Levando em conta que a tradição ortodoxa tende a valorizar mais a corporeidade e o êxtase do que a tradição católica romana, essa solução até pode dialogar, de certa forma, com as crenças de Tarkovski. Mas também pode ser entendida como uma alternativa para se pensar uma reorientação do mundo para uma ordem natural por meio de certo sincretismo.

Esteticamente, a abordagem rígida da decupagem assume, agora, uma dinâmica mais teatral pelo modo como os atores são organizados nos cenários e locações. Todo o primeiro ato dentro da casa é filmado em um único ambiente que remete diretamente a um palco com um trabalho de blocagem bastante explícito com o elenco.

Até o fato de os planos-sequências que abrem e fecham o filme — Alexander com o filho e Alexander incendiando a casa — serem filmados exclusivamente a partir de um eixo paralelo (a câmera nunca abandona o travelling) remete a uma lógica de movimentação teatral.

Diferente dos outros filmes, em que a câmera tinha muito mais liberdade sobre o ambiente, adentrando arestas, frestas e se movimentando de forma mais variada, aqui há a sensação de um ponto de vista pré-definido que contempla aquela realidade apenas até certo ponto.

O diretor, de algum modo, se coloca muito mais como um observador do que como alguém totalmente familiarizado com o que está em cena. É o oposto da relação íntima da câmera com os elementos em O Espelho (1975).

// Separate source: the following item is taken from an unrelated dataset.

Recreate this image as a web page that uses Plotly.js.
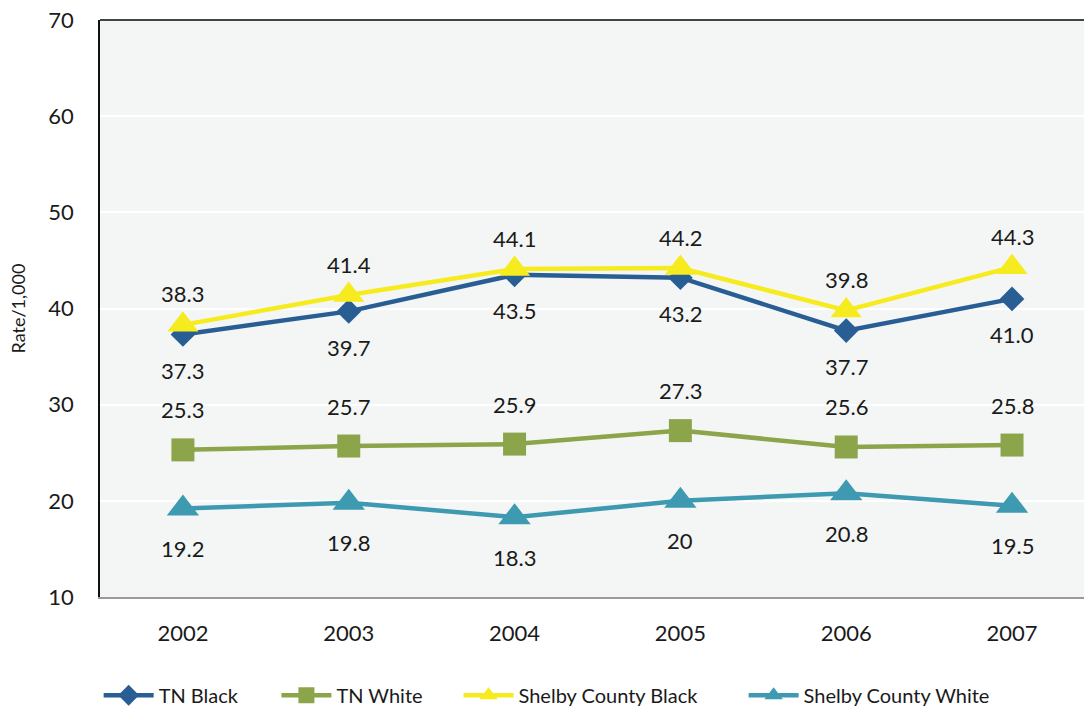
<!DOCTYPE html>
<html>
<head>
<meta charset="utf-8">
<script src="https://cdn.plot.ly/plotly-3.0.1.min.js"></script>
<style>html,body{margin:0;padding:0;background:#fff;}#chart{width:1084px;height:708px;}</style>
</head>
<body>
<div id="chart"></div>
<script>
const years = ["2002", "2003", "2004", "2005", "2006", "2007"];
const tnBlack = [37.3, 39.7, 43.5, 43.2, 37.7, 41.0];
const tnBlackText = ["37.3", "39.7", "43.5", "43.2", "37.7", "41.0"];
const tnWhite = [25.3, 25.7, 25.9, 27.3, 25.6, 25.8];
const tnWhiteText = ["25.3", "25.7", "25.9", "27.3", "25.6", "25.8"];
const shelbyBlack = [38.3, 41.4, 44.1, 44.2, 39.8, 44.3];
const shelbyBlackText = ["38.3", "41.4", "44.1", "44.2", "39.8", "44.3"];
const shelbyWhite = [19.2, 19.8, 18.3, 20, 20.8, 19.5];
const shelbyWhiteText = ["19.2", "19.8", "18.3", "20", "20.8", "19.5"];

const FONT = "Lato, 'Noto Sans', sans-serif";

function series(name, y, color, symbol, size, legendId) {
  return {
    type: "scatter", mode: "lines+markers", name: name,
    x: years, y: y, legend: legendId,
    line: {color: color, width: 4.5},
    marker: {color: color, symbol: symbol, size: size},
    cliponaxis: false
  };
}

const data = [
  series("TN Black", tnBlack, "#285e94", "diamond", 19, "legend"),
  series("TN White", tnWhite, "#8ca44a", "square", 23, "legend2"),
  series("Shelby County Black", shelbyBlack, "#f5eb1e", "triangle-up", 27, "legend3"),
  series("Shelby County White", shelbyWhite, "#3d9ab0", "triangle-up", 28, "legend4")
];

function labels(y, text, shift) {
  return years.map((yr, i) => ({
    x: i, y: y[i], text: text[i], showarrow: false,
    xref: "x", yref: "y", yshift: shift,
    font: {family: FONT, size: 22, color: "#1a1a1a"}
  }));
}

const annotations = [].concat(
  labels(tnBlack, tnBlackText, -36),
  labels(tnWhite, tnWhiteText, 40),
  labels(shelbyBlack, shelbyBlackText, 31),
  labels(shelbyWhite, shelbyWhiteText, -40)
);

const legFont = {family: FONT, size: 20, color: "#1a1a1a"};
function leg(x) {
  return {orientation: "h", x: x, xanchor: "left", xref: "container",
          y: 0.018, yanchor: "middle", yref: "container",
          font: legFont, itemwidth: 50, bgcolor: "rgba(0,0,0,0)"};
}

const layout = {
  width: 1084, height: 708,
  margin: {l: 100, r: 0, t: 20, b: 111},
  paper_bgcolor: "#ffffff",
  plot_bgcolor: "#f4f6f5",
  font: {family: FONT, size: 20, color: "#1a1a1a"},
  showlegend: true,
  legend: leg(0.091),
  legend2: leg(0.255),
  legend3: leg(0.423),
  legend4: leg(0.686),
  annotations: annotations,
  xaxis: {
    type: "category", range: [-0.5, 5.434],
    showgrid: false, zeroline: false,
    showline: true, linecolor: "#9a9a9a", linewidth: 2,
    ticks: "outside", ticklen: 16, tickcolor: "rgba(0,0,0,0)",
    tickfont: {family: FONT, size: 22, color: "#1a1a1a"}
  },
  yaxis: {
    range: [10, 70], dtick: 10,
    showgrid: true, gridcolor: "#ffffff", gridwidth: 2,
    zeroline: false, showline: true, linecolor: "#111111", linewidth: 1.5,
    ticks: "outside", ticklen: 20, tickcolor: "rgba(0,0,0,0)",
    tickfont: {family: FONT, size: 22, color: "#1a1a1a"},
    title: {text: "Rate/1,000", font: {family: FONT, size: 18, color: "#1a1a1a"}, standoff: 18}
  },
  shapes: [{type: "line", xref: "paper", yref: "paper", x0: 0, x1: 1, y0: 1, y1: 1,
            line: {color: "#444444", width: 2}}]
};

Plotly.newPlot("chart", data, layout, {displayModeBar: false});
</script>
</body>
</html>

Talvez Sven Nykvist e todo o contexto da produção na Suécia tenham influenciado o filme nesse sentido, já que essas escolhas formais remetem aos filmes de Bergman. Mas é provável que isso também seja um efeito do exílio em que Tarkovski se encontrava.

Mesmo realizando um novo filme e se mantendo produtivo dentro do possível, nada se aproxima da percepção de intimidade com a realidade presente nos filmes anteriores a Nostalgia (1983) . Essa mudança forçada da URSS afetou profundamente seu cinema.